The Service built additional immigrant stations at other principal ports of entry through the early 20th century. At New York, Boston, Philadelphia, and other traditional ports of entry, the Immigration Service hired many Immigrant Inspectors who previously worked for state agencies. At other ports, both old and new, the Service built an Inspector corps by hiring former Customs Inspectors and Chinese Inspectors, and training recruits.
Implementing A National Immigration Policy
During its first decade, the Immigration Service formalized basic immigration procedures and made its first attempts to enforce a national immigration policy. The Immigration Service began collecting arrival manifests (also frequently called passenger lists or immigration arrival records) from each incoming ship, a former duty of the U.S. Customs Service since 1820. Inspectors then questioned arrivals about their admissibility and noted their admission or rejection on the manifest records.
Beginning in 1893, Inspectors also served on Boards of Special Inquiry that closely reviewed each exclusion case. Inspectors often initially excluded noncitizens who were likely to become public charges because they lacked funds or had no friends or relatives nearby. In these cases, the Board of Special Inquiry usually admitted the noncitizen if someone could post bond or one of the immigrant aid societies would accept responsibility for the alien.
Detention guards and matrons cared for detained persons pending decisions in their cases or, if the decision was negative, awaiting deportation. The Immigration Service deported noncitizens denied admission by the Board of Special Inquiry at the expense of the transportation company that brought them to the port.
Congress continued to exert Federal control over immigration with the Act of March 2, 1895, which promoted the Office of Immigration to the Bureau of Immigration and changed the agency head's title from Superintendent to Commissioner-General of Immigration.
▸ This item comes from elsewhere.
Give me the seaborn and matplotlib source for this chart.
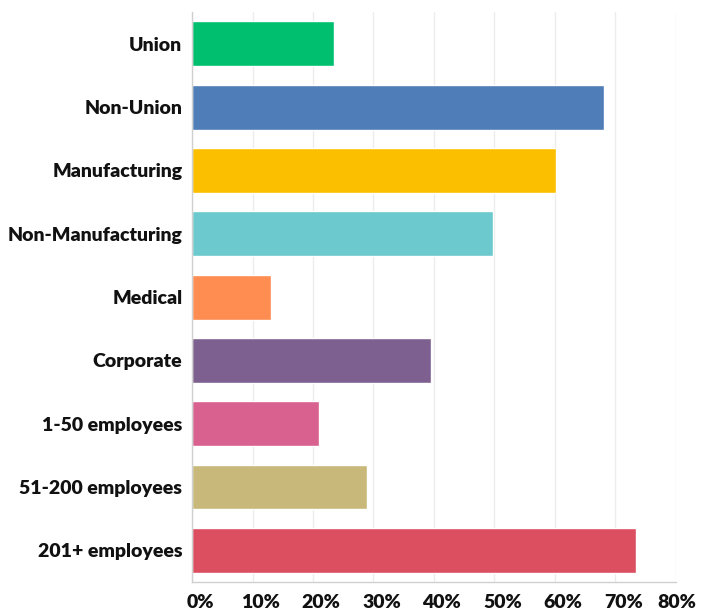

The Act of June 6, 1900, consolidated immigration enforcement by assigning enforcement of both Alien Contract Labor laws and Chinese Exclusion laws to the Commissioner-General.
Because most immigration laws of the time sought to protect American workers and wages, an Act of February 14, 1903, transferred the Bureau of Immigration from the Treasury Department to the newly created Department of Commerce and Labor. An "immigrant fund" created from collection of immigrants' head tax financed the Immigration Service until 1909, when Congress replaced the fund with an annual appropriation.